Генетическое сходство близких по жанру произведений отнюдь не единственное. В текстах Пушкина и Шамфора, в отличие от «Характеров» Лабрюйера или «Максим» Ларошфуко, «бросается в глаза (…) их прикрепленность к современности – общечеловеческое, универсальное отступает на второй план перед социально конкретным, порожденным именно данным моментом и средой» И у Шамфора, и у Пушкина очевидна живая мысль, «движущаяся и ищущая» (Ш., 256), родившаяся как отклик на неповторимую и ситуативную диспозицию, но чтобы она «стала общим достоянием, – писал о Шамфоре его друг П.-Л. Редерер, – ее должен отчеканить человек красноречивый, тогда чеканка будет тонкая и четкая, а проба – полновесная» (Ш., 251). В параллель с этими словами Редерера, полагавшего, что каждое замечание французского острослова – «сгусток или росток хорошей книги» (Ш., 251), Левкович пишет: «Автографы «Table talk» свидетельствуют, что они явно готовились для печати. В некоторых отрывках видим незначительную правку рыжими чернилами и одинаковым почерком, резко отличным от почерка самих записей. Скорее всего, Пушкин готовил свою подборку для одного из ближайших номеров «Современника» и перед публикацией пересмотрел ее еще раз и прошелся по ней редакторским пером» (Дн., 200).

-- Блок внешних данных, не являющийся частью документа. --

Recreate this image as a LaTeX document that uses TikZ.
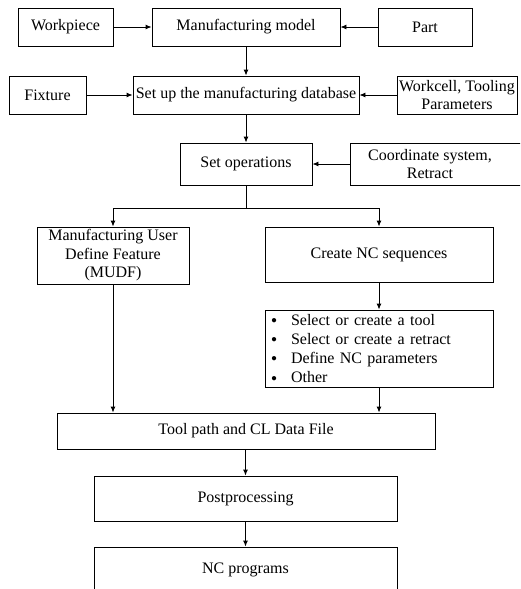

В «Table-talk» именно «чеканка» порой дает основания вспомнить о Шамфоре. «Дельвиг, – пишет Пушкин, – однажды вызвал на дуэль Булгарина. Булгарин отказался, сказав: «Скажите Барону Дельвигу, что я на своем веку видел более крови, нежели он чернил» (Дн., 107).

Риторически пушкинский Булгарин похож на Бомарше у Шамфора: «Beamarchais, qui s‘ etait laisse maltraiter par le duc Chanlnes, sans se battre avec lui, recut un defi de M. De la Blache. Il lui repondit: «J’ ai refuse mieux». – «Как известно, Бомарше, – рассказывает автор «Характеров и анекдотов, – не пожелал драться с герцогом де Шоном, когда тот грубо обошелся с ним. Вот почему, получив однажды вызов от г-на де Ла Блаша, он ответил ему: «Я и не таким отказывал» (Ш., 141).

В заключение позволим напомнить еще об одном французском острослове. Эмиль – Огюст Шартье (1868–1951), известный под псевдонимом Ален, однажды сказал: «Хорошо бы мыслить самостоятельно, но разве это возможно?». Пушкин был настолько укоренен в мировой культуре, особенно во французской, что, вероятно, принял бы и эту галльскую шутку.